Fonte: la stampa.it
(…) un’indagine condotta da Assobiomedica, l’associazione delle imprese che producono apparecchiature elettromedicali, rivela che quasi il 40% delle Tac hanno più di dieci anni, quando non dovrebbero superare i 7 anni di vita. Sono ancora a 16 strati, ossia riescono a leggere molto meno in profondità nel nostro corpo, visto che quelle più moderne di strati arrivano a visionarne 200 (…)
Meraviglia della stampa: riuscire ad affiancare verità e menzogna. Oppure, in modo ancora più raffinato, verità e imprecisione: le Tac a sedici strati leggerebbero meno in profondità nel corpo umano di quelle a duecento (se esistessero, Tac con quella cifra tonda). Mi chiedo in cosa sbaglio, ogni volta che sottopongo un paziente a una Tac con la vecchia 16 strati in forza al mio reparto: una macchina talmente anacronistica che ancora la preferiamo a quella nuova, che di strati ne vanta quattro volte tanto ma ha il grosso vantaggio di essere costata come un sacchetto di noccioline (si fa per dire, eh). Santo cielo, sicuramente mi sarà sfuggito qualcosa: magari qualcosa nascosto in profondità, là dove solo le grandi aquile con oltre duecento strati possono volare.

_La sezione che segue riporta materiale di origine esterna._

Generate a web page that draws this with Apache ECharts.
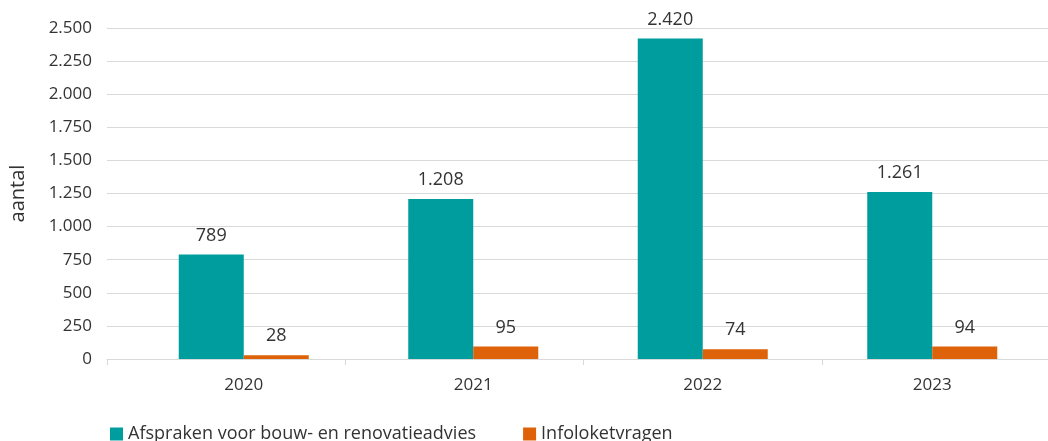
<!DOCTYPE html>
<html>
<head>
<meta charset="utf-8">
<script src="https://cdn.jsdelivr.net/npm/echarts@6/dist/echarts.min.js"></script>
<style>
  html, body { margin: 0; padding: 0; background: #fff; }
  #chart { width: 1048px; height: 441px; }
</style>
</head>
<body>
<div id="chart"></div>
<script>
const years = ['2020', '2021', '2022', '2023']
const afspraken = [789, 1208, 2420, 1261]
const infoloket = [28, 95, 74, 94]
const seriesNames = ['Afspraken voor bouw- en renovatieadvies', 'Infoloketvragen']
const colors = ['#009d9e', '#dd6209']

const font = '"Open Sans", sans-serif'
const fmt = v => String(v).replace(/\B(?=(\d{3})+(?!\d))/g, '.')

const chart = echarts.init(document.getElementById('chart'))
chart.setOption({
  animation: false,
  textStyle: { fontFamily: font },
  legend: {
    left: 105,
    top: 420,
    itemWidth: 13,
    itemHeight: 13,
    itemGap: 47,
    icon: 'rect',
    textStyle: { fontSize: 18, color: '#333', fontFamily: font },
    data: seriesNames
  },
  grid: [
    // axis frame: gridlines, y labels and category ticks
    { left: 107, top: 28, width: 953, height: 331, outerBoundsMode: 'none' },
    // bars and year labels
    { left: 129, top: 28, width: 918, height: 331, outerBoundsMode: 'none' }
  ],
  xAxis: [
    {
      gridIndex: 0,
      type: 'category',
      data: years,
      axisLine: { lineStyle: { color: '#d9d9d9', width: 1 } },
      axisTick: { show: true, length: 6, lineStyle: { color: '#d9d9d9' } },
      axisLabel: { show: false }
    },
    {
      gridIndex: 1,
      type: 'category',
      data: years,
      axisLine: { show: false },
      axisTick: { show: false },
      axisLabel: { fontSize: 17, color: '#333', margin: 18, fontFamily: font }
    }
  ],
  yAxis: [
    {
      gridIndex: 0,
      type: 'value',
      min: 0,
      max: 2500,
      interval: 250,
      name: 'aantal',
      nameLocation: 'middle',
      nameRotate: 90,
      nameGap: 79,
      nameTextStyle: { fontSize: 20, color: '#333', fontFamily: font },
      axisLine: { show: false },
      axisTick: { show: false },
      axisLabel: { fontSize: 17, color: '#333', margin: 15, formatter: fmt, fontFamily: font },
      splitLine: { lineStyle: { color: '#d9d9d9', width: 1 } }
    },
    {
      gridIndex: 1,
      type: 'value',
      min: 0,
      max: 2500,
      interval: 250,
      show: false,
      splitLine: { show: false }
    }
  ],
  series: [
    {
      name: seriesNames[0],
      type: 'bar',
      xAxisIndex: 1,
      yAxisIndex: 1,
      data: afspraken,
      barWidth: 65,
      barGap: '0%',
      itemStyle: { color: colors[0] },
      label: { show: true, position: 'top', distance: 10, fontSize: 18, color: '#333', formatter: p => fmt(p.value), fontFamily: font }
    },
    {
      name: seriesNames[1],
      type: 'bar',
      xAxisIndex: 1,
      yAxisIndex: 1,
      data: infoloket,
      barWidth: 65,
      barGap: '0%',
      itemStyle: { color: colors[1] },
      label: { show: true, position: 'top', distance: 10, fontSize: 18, color: '#333', formatter: p => fmt(p.value), fontFamily: font }
    }
  ]
})
</script>
</body>
</html>
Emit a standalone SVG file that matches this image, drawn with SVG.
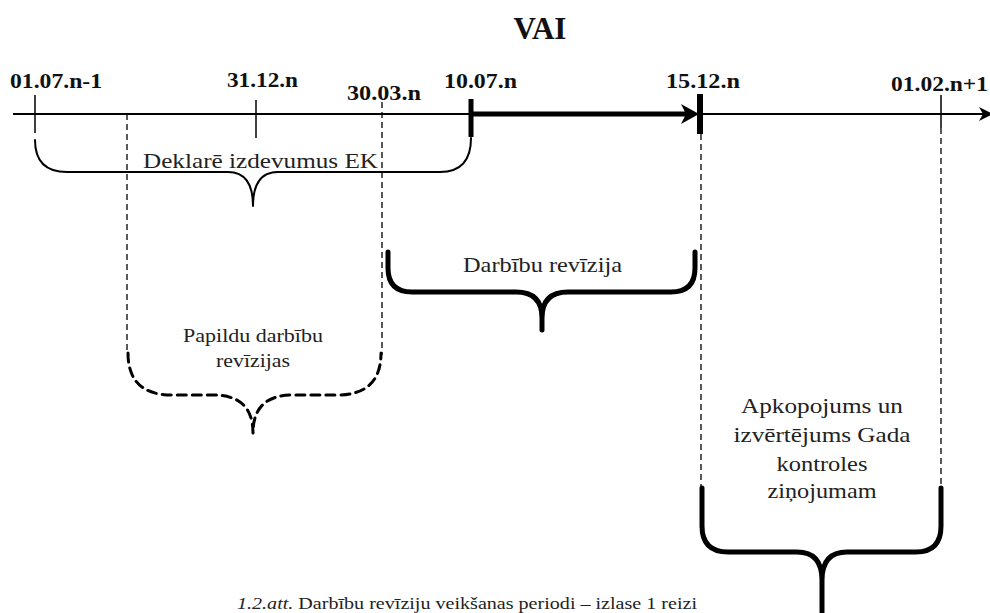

Lo dico spesso: sarebbe ora che i politici che si occupano di medicina avessero qualche competenza in proposito, ma non mi dispiacerebbe se anche i giornalisti che ne parlano ce l’avessero. Così, giusto per risparmiare a me il fastidio di spiegare ai pazienti perché li tratto così male, e a loro l’ennesima figura barbina.